[Goal] Give back the whole listing exactly as shown.

[Material provided]
========
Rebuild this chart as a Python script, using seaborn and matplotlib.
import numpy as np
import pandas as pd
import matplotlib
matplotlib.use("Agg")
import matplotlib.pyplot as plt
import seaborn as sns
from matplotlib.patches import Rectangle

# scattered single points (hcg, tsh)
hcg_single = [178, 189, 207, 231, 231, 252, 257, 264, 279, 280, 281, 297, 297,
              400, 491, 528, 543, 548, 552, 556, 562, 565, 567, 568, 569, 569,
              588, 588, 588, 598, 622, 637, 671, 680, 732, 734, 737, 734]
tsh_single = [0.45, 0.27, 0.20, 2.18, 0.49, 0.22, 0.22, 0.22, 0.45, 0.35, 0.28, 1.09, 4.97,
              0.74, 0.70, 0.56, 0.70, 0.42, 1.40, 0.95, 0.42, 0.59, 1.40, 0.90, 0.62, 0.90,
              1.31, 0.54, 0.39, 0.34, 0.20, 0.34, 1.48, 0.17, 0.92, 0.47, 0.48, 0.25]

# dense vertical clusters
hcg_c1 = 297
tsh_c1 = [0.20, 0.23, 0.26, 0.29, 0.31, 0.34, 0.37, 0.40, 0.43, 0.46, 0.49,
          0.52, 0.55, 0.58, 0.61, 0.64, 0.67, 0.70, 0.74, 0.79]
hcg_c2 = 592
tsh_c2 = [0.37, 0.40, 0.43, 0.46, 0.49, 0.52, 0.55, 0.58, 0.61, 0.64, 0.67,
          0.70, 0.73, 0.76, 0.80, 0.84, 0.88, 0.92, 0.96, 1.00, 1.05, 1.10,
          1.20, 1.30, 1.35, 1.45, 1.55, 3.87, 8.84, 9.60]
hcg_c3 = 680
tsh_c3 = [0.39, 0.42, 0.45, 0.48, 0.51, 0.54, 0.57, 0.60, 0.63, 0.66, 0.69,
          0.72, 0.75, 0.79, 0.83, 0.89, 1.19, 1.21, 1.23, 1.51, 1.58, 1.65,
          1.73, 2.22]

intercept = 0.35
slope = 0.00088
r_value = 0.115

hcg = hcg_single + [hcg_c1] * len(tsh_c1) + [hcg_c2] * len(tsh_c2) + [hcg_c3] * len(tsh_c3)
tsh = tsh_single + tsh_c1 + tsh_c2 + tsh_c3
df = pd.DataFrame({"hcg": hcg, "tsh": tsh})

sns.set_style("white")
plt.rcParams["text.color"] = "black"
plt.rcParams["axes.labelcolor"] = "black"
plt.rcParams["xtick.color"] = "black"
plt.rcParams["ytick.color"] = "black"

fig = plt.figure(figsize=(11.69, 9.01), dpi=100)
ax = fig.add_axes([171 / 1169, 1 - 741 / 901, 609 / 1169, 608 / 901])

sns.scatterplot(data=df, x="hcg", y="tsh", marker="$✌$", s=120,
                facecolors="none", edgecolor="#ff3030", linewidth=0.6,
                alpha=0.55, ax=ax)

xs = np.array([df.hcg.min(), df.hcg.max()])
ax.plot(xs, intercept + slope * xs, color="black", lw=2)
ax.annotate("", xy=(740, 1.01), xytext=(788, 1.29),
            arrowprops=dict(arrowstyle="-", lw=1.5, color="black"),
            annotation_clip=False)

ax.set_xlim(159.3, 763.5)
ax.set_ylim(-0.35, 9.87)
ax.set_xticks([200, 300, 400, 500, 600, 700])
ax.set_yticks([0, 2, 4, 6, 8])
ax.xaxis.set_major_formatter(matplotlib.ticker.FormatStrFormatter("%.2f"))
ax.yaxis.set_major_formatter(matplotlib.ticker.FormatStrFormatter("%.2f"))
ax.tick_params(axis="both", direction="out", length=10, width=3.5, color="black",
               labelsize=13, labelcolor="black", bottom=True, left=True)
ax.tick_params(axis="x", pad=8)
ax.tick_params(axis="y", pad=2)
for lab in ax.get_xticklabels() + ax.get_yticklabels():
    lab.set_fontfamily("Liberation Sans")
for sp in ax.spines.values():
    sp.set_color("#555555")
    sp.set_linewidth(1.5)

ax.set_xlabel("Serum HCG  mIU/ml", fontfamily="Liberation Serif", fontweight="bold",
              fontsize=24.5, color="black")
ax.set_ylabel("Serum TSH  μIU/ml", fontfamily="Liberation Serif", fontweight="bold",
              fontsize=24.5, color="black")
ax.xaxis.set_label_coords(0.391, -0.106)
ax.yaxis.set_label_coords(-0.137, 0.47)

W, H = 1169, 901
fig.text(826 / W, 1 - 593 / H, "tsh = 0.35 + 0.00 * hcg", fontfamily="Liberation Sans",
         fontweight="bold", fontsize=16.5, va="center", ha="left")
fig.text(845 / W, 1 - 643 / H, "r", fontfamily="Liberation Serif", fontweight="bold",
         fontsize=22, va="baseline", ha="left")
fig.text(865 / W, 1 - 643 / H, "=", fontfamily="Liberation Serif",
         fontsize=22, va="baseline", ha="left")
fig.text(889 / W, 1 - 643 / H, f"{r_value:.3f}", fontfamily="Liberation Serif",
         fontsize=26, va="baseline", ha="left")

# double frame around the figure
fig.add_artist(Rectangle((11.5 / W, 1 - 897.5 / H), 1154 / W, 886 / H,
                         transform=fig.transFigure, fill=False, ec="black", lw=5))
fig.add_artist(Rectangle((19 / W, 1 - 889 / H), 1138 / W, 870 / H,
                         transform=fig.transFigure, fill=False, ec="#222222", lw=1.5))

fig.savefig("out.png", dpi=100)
========
[Result of this task]
Rebuild this chart as a Python script, using seaborn and matplotlib.
import numpy as np
import pandas as pd
import matplotlib
matplotlib.use("Agg")
import matplotlib.pyplot as plt
import seaborn as sns
from matplotlib.patches import Rectangle

# scattered single points (hcg, tsh)
hcg_single = [178, 189, 207, 231, 231, 252, 257, 264, 279, 280, 281, 297, 297,
              400, 491, 528, 543, 548, 552, 556, 562, 565, 567, 568, 569, 569,
              588, 588, 588, 598, 622, 637, 671, 680, 732, 734, 737, 734]
tsh_single = [0.45, 0.27, 0.20, 2.18, 0.49, 0.22, 0.22, 0.22, 0.45, 0.35, 0.28, 1.09, 4.97,
              0.74, 0.70, 0.56, 0.70, 0.42, 1.40, 0.95, 0.42, 0.59, 1.40, 0.90, 0.62, 0.90,
              1.31, 0.54, 0.39, 0.34, 0.20, 0.34, 1.48, 0.17, 0.92, 0.47, 0.48, 0.25]

# dense vertical clusters
hcg_c1 = 297
tsh_c1 = [0.20, 0.23, 0.26, 0.29, 0.31, 0.34, 0.37, 0.40, 0.43, 0.46, 0.49,
          0.52, 0.55, 0.58, 0.61, 0.64, 0.67, 0.70, 0.74, 0.79]
hcg_c2 = 592
tsh_c2 = [0.37, 0.40, 0.43, 0.46, 0.49, 0.52, 0.55, 0.58, 0.61, 0.64, 0.67,
          0.70, 0.73, 0.76, 0.80, 0.84, 0.88, 0.92, 0.96, 1.00, 1.05, 1.10,
          1.20, 1.30, 1.35, 1.45, 1.55, 3.87, 8.84, 9.60]
hcg_c3 = 680
tsh_c3 = [0.39, 0.42, 0.45, 0.48, 0.51, 0.54, 0.57, 0.60, 0.63, 0.66, 0.69,
          0.72, 0.75, 0.79, 0.83, 0.89, 1.19, 1.21, 1.23, 1.51, 1.58, 1.65,
          1.73, 2.22]

intercept = 0.35
slope = 0.00088
r_value = 0.115

hcg = hcg_single + [hcg_c1] * len(tsh_c1) + [hcg_c2] * len(tsh_c2) + [hcg_c3] * len(tsh_c3)
tsh = tsh_single + tsh_c1 + tsh_c2 + tsh_c3
df = pd.DataFrame({"hcg": hcg, "tsh": tsh})

sns.set_style("white")
plt.rcParams["text.color"] = "black"
plt.rcParams["axes.labelcolor"] = "black"
plt.rcParams["xtick.color"] = "black"
plt.rcParams["ytick.color"] = "black"

fig = plt.figure(figsize=(11.69, 9.01), dpi=100)
ax = fig.add_axes([171 / 1169, 1 - 741 / 901, 609 / 1169, 608 / 901])

sns.scatterplot(data=df, x="hcg", y="tsh", marker="$✌$", s=120,
                facecolors="none", edgecolor="#ff3030", linewidth=0.6,
                alpha=0.55, ax=ax)

xs = np.array([df.hcg.min(), df.hcg.max()])
ax.plot(xs, intercept + slope * xs, color="black", lw=2)
ax.annotate("", xy=(740, 1.01), xytext=(788, 1.29),
            arrowprops=dict(arrowstyle="-", lw=1.5, color="black"),
            annotation_clip=False)

ax.set_xlim(159.3, 763.5)
ax.set_ylim(-0.35, 9.87)
ax.set_xticks([200, 300, 400, 500, 600, 700])
ax.set_yticks([0, 2, 4, 6, 8])
ax.xaxis.set_major_formatter(matplotlib.ticker.FormatStrFormatter("%.2f"))
ax.yaxis.set_major_formatter(matplotlib.ticker.FormatStrFormatter("%.2f"))
ax.tick_params(axis="both", direction="out", length=10, width=3.5, color="black",
               labelsize=13, labelcolor="black", bottom=True, left=True)
ax.tick_params(axis="x", pad=8)
ax.tick_params(axis="y", pad=2)
for lab in ax.get_xticklabels() + ax.get_yticklabels():
    lab.set_fontfamily("Liberation Sans")
for sp in ax.spines.values():
    sp.set_color("#555555")
    sp.set_linewidth(1.5)

ax.set_xlabel("Serum HCG  mIU/ml", fontfamily="Liberation Serif", fontweight="bold",
              fontsize=24.5, color="black")
ax.set_ylabel("Serum TSH  μIU/ml", fontfamily="Liberation Serif", fontweight="bold",
              fontsize=24.5, color="black")
ax.xaxis.set_label_coords(0.391, -0.106)
ax.yaxis.set_label_coords(-0.137, 0.47)

W, H = 1169, 901
fig.text(826 / W, 1 - 593 / H, "tsh = 0.35 + 0.00 * hcg", fontfamily="Liberation Sans",
         fontweight="bold", fontsize=16.5, va="center", ha="left")
fig.text(845 / W, 1 - 643 / H, "r", fontfamily="Liberation Serif", fontweight="bold",
         fontsize=22, va="baseline", ha="left")
fig.text(865 / W, 1 - 643 / H, "=", fontfamily="Liberation Serif",
         fontsize=22, va="baseline", ha="left")
fig.text(889 / W, 1 - 643 / H, f"{r_value:.3f}", fontfamily="Liberation Serif",
         fontsize=26, va="baseline", ha="left")

# double frame around the figure
fig.add_artist(Rectangle((11.5 / W, 1 - 897.5 / H), 1154 / W, 886 / H,
                         transform=fig.transFigure, fill=False, ec="black", lw=5))
fig.add_artist(Rectangle((19 / W, 1 - 889 / H), 1138 / W, 870 / H,
                         transform=fig.transFigure, fill=False, ec="#222222", lw=1.5))

fig.savefig("out.png", dpi=100)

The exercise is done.